Johnson has cut an increasingly desperate figure in the House of Commons during Prime Minster’s Questions, so much so that the Leader of the House, Jacob Rees-Mogg, has been working hard to get it back to normal – you might say it’s his maison d’être – so that there are more Tory MPs backing the PM. It was even suggested that at one point Johnson was using an earpiece (yes, that’s earpiece, not hairpiece) so that he could be fed answers. If so, I can only assume Michael Spicer was on the other end and he’d gone to answer the door for his chicken katsu curry delivery. Johnson’s non-answers to Keir Starmer’s questions are bordering on fairy story level: Goldilocks and the three bare-faced lies. I think it must have been Johnson that Ronan Keating was referring to in the song – he usually says it best when he says nothing at all.

And the dishonesty continues to extend to the daily press briefings, where the hapless – or rather, app-less – Matt Hancock broke the inevitable news this week that the track-and-trace app (a £100m contract!) was being abandoned, just a couple of days after it had been announced that it would be “rolling out nationally soon”. The government had insisted for months that the easing of lockdown generally, and the safe return of children to school in particular, was dependent on a tracing app being available. Now, Hancock said that the app would only be the “cherry on Dido [Harding]’s cake”. I’m glad he got that the right way round.

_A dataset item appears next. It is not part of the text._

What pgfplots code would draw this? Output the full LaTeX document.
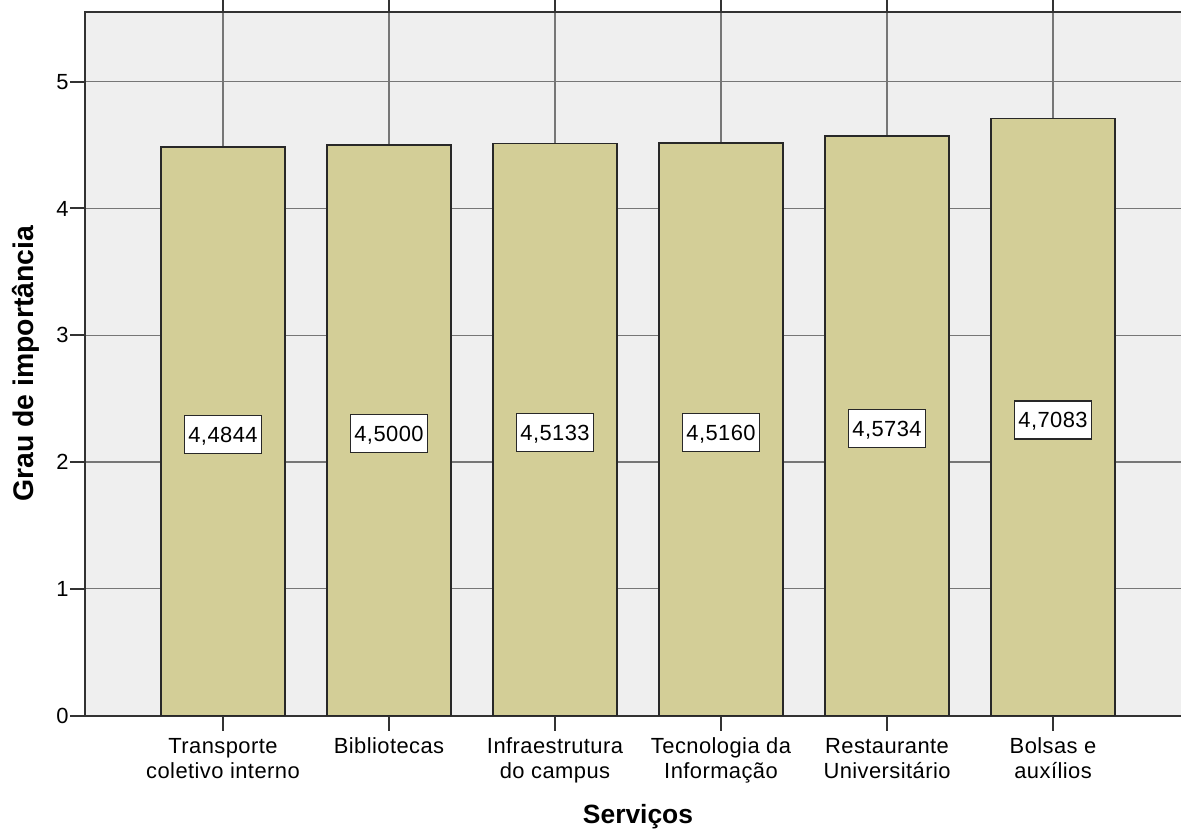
\documentclass[border=0pt]{standalone}
\usepackage{fontspec}
\setmainfont{Liberation Sans}
\newfontfamily\labfont[LetterSpace=2]{Liberation Sans}
\usepackage{pgfplots}
\pgfplotsset{compat=1.18}
\usepackage{pgfplotstable}

\definecolor{plotbg}{RGB}{239,239,239}
\definecolor{barfill}{RGB}{211,206,151}
\definecolor{baredge}{RGB}{40,40,40}
\definecolor{gridgray}{RGB}{118,118,118}
\definecolor{axisgray}{RGB}{50,50,50}

% mean importance per service
\pgfplotstableread{
x v
0 4.4844
1 4.5000
2 4.5133
3 4.5160
4 4.5734
5 4.7083
}\servicos

\begin{document}
\begin{tikzpicture}
\begin{axis}[
  name=ax,
  scale only axis,
  width=1106bp, height=703.5bp,
  xmin=-0.831, xmax=5.831,
  ymin=0, ymax=5.55,
  axis background/.style={fill=plotbg},
  axis line style={axisgray, line width=2bp},
  xtick={0,1,2,3,4,5},
  xticklabels={{Transporte\\coletivo interno},{Bibliotecas},{Infraestrutura\\do campus},{Tecnologia da\\Informação},{Restaurante\\Universitário},{Bolsas e\\auxílios}},
  ytick={0,1,2,3,4,5},
  tick align=outside,
  major tick length=15bp,
  tick style={axisgray, line width=2bp},
  xmajorgrids, ymajorgrids,
  major grid style={gridgray, line width=1.3bp},
  /pgf/number format/assume math mode=true,
  tick label style={font=\labfont\fontsize{22}{25}\selectfont},
  xticklabel style={align=center, yshift=-4bp},
  yticklabel style={xshift=2bp},
  xlabel={\bfseries Serviços},
  ylabel={\bfseries Grau de importância},
  xlabel style={font=\fontsize{26.5}{30}\selectfont, inner sep=0pt, yshift=-17bp},
  ylabel style={font=\fontsize{28.5}{32}\selectfont, yshift=10bp},
]
\addplot[ybar, bar width=0.747, fill=barfill, draw=baredge, line width=1.6bp]
  table[x=x, y=v] {\servicos};
\addplot[draw=none, mark=none,
  point meta=\thisrow{v},
  nodes near coords={\pgfmathprintnumber[fixed,zerofill,precision=4,use comma]{\pgfplotspointmeta}},
  every node near coord/.append style={anchor=center, yshift=-3bp,
    fill=white, draw=baredge, line width=1.5bp,
    font=\labfont\fontsize{22}{25}\selectfont,
    inner xsep=4bp, text height=15.5bp, text depth=0bp, minimum height=38bp}]
  table[x=x, y expr=\thisrow{v}/2] {\servicos};
\end{axis}
\pgfresetboundingbox
\path[use as bounding box] ([xshift=-85bp,yshift=-113.5bp]ax.south west) rectangle ([xshift=1096bp,yshift=715.5bp]ax.south west);
\end{tikzpicture}
\end{document}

Gavin Williamson, the Education Secretary, then seemed to suggest the next day that schools would be able to return to normal in September by using ‘social bubbles’ to cover whole classes. This doesn’t sound much like a bubble, more of a foam bath. Williamson also resorted to gaslighting the media, responding to one question from Sam Coates of Sky News by saying, “I’m very sorry you’re so confused.” Gavin – you’ve had three months to come up with a plan to get children back to school, and you’ve got nothing. Confused? You bet we are. If only we had Marcus Rashford in charge.